**Directive:** Give the listing again character for character, but drop the images.

**Data shown:**
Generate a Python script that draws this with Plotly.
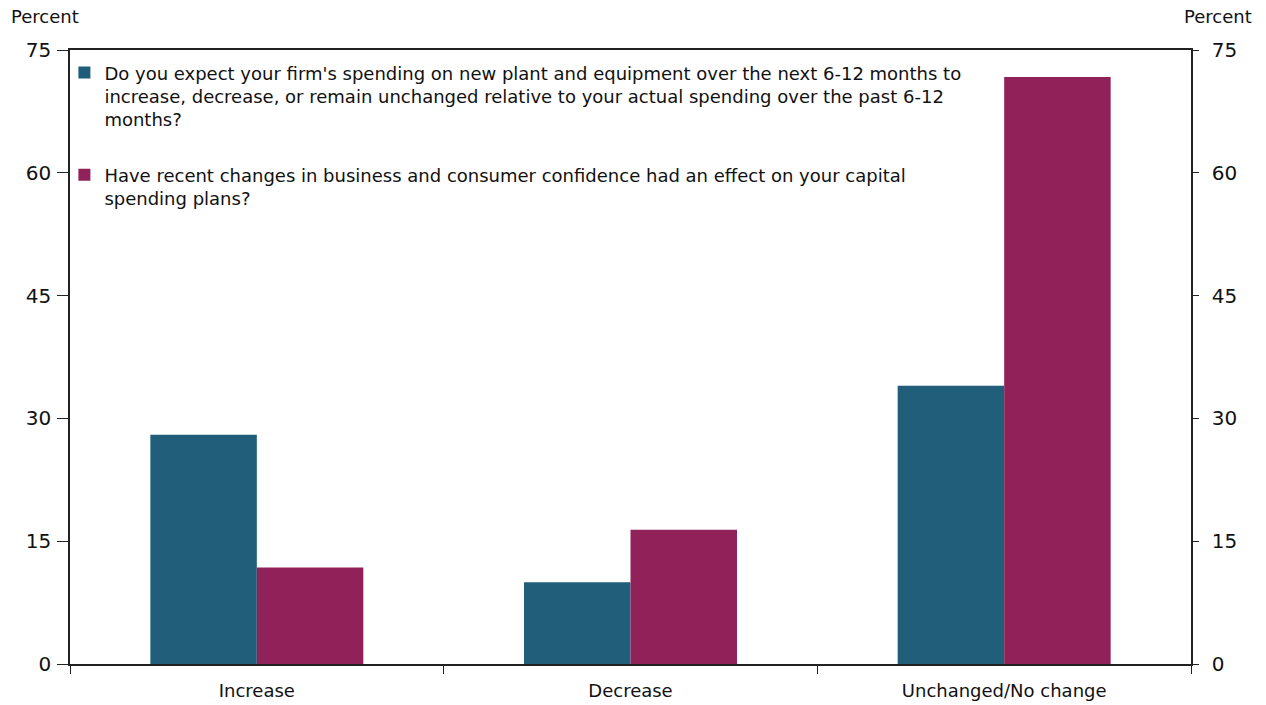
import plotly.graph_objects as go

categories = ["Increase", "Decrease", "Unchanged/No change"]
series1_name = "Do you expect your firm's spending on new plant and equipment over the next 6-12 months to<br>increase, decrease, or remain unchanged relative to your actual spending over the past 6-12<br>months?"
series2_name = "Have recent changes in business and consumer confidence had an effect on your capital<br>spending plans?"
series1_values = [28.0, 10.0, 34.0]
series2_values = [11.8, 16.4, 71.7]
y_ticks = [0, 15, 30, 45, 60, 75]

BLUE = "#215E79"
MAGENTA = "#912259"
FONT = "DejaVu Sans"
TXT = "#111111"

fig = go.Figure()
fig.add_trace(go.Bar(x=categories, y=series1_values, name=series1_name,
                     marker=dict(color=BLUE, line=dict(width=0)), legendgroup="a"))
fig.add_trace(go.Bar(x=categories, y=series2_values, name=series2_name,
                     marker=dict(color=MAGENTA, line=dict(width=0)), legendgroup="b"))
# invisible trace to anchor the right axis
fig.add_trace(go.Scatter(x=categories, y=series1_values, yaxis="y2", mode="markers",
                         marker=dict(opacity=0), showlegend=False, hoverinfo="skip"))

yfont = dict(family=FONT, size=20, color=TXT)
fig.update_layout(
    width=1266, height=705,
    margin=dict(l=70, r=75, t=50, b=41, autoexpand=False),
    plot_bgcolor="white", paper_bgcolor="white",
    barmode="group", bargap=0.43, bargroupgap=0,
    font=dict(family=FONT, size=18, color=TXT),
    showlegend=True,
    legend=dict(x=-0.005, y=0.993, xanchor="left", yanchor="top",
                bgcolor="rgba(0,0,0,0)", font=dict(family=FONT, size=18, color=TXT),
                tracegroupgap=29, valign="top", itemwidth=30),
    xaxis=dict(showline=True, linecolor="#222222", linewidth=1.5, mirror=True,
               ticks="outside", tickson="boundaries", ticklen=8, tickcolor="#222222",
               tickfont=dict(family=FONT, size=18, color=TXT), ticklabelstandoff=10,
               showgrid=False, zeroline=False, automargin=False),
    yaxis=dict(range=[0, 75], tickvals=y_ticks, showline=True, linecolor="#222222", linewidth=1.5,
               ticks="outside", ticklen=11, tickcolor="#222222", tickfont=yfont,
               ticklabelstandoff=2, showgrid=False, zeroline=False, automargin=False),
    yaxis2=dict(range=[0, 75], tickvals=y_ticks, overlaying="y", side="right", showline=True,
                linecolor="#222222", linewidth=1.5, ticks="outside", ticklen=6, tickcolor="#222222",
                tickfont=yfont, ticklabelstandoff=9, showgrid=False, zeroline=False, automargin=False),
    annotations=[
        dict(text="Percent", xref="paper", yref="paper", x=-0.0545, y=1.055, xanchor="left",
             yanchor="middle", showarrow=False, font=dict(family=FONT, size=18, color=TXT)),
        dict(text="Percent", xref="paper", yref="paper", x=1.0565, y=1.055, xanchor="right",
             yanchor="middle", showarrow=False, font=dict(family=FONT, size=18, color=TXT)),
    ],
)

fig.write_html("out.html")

**Correct result:**
Generate a Python script that draws this with Plotly.
import plotly.graph_objects as go

categories = ["Increase", "Decrease", "Unchanged/No change"]
series1_name = "Do you expect your firm's spending on new plant and equipment over the next 6-12 months to<br>increase, decrease, or remain unchanged relative to your actual spending over the past 6-12<br>months?"
series2_name = "Have recent changes in business and consumer confidence had an effect on your capital<br>spending plans?"
series1_values = [28.0, 10.0, 34.0]
series2_values = [11.8, 16.4, 71.7]
y_ticks = [0, 15, 30, 45, 60, 75]

BLUE = "#215E79"
MAGENTA = "#912259"
FONT = "DejaVu Sans"
TXT = "#111111"

fig = go.Figure()
fig.add_trace(go.Bar(x=categories, y=series1_values, name=series1_name,
                     marker=dict(color=BLUE, line=dict(width=0)), legendgroup="a"))
fig.add_trace(go.Bar(x=categories, y=series2_values, name=series2_name,
                     marker=dict(color=MAGENTA, line=dict(width=0)), legendgroup="b"))
# invisible trace to anchor the right axis
fig.add_trace(go.Scatter(x=categories, y=series1_values, yaxis="y2", mode="markers",
                         marker=dict(opacity=0), showlegend=False, hoverinfo="skip"))

yfont = dict(family=FONT, size=20, color=TXT)
fig.update_layout(
    width=1266, height=705,
    margin=dict(l=70, r=75, t=50, b=41, autoexpand=False),
    plot_bgcolor="white", paper_bgcolor="white",
    barmode="group", bargap=0.43, bargroupgap=0,
    font=dict(family=FONT, size=18, color=TXT),
    showlegend=True,
    legend=dict(x=-0.005, y=0.993, xanchor="left", yanchor="top",
                bgcolor="rgba(0,0,0,0)", font=dict(family=FONT, size=18, color=TXT),
                tracegroupgap=29, valign="top", itemwidth=30),
    xaxis=dict(showline=True, linecolor="#222222", linewidth=1.5, mirror=True,
               ticks="outside", tickson="boundaries", ticklen=8, tickcolor="#222222",
               tickfont=dict(family=FONT, size=18, color=TXT), ticklabelstandoff=10,
               showgrid=False, zeroline=False, automargin=False),
    yaxis=dict(range=[0, 75], tickvals=y_ticks, showline=True, linecolor="#222222", linewidth=1.5,
               ticks="outside", ticklen=11, tickcolor="#222222", tickfont=yfont,
               ticklabelstandoff=2, showgrid=False, zeroline=False, automargin=False),
    yaxis2=dict(range=[0, 75], tickvals=y_ticks, overlaying="y", side="right", showline=True,
                linecolor="#222222", linewidth=1.5, ticks="outside", ticklen=6, tickcolor="#222222",
                tickfont=yfont, ticklabelstandoff=9, showgrid=False, zeroline=False, automargin=False),
    annotations=[
        dict(text="Percent", xref="paper", yref="paper", x=-0.0545, y=1.055, xanchor="left",
             yanchor="middle", showarrow=False, font=dict(family=FONT, size=18, color=TXT)),
        dict(text="Percent", xref="paper", yref="paper", x=1.0565, y=1.055, xanchor="right",
             yanchor="middle", showarrow=False, font=dict(family=FONT, size=18, color=TXT)),
    ],
)

fig.write_html("out.html")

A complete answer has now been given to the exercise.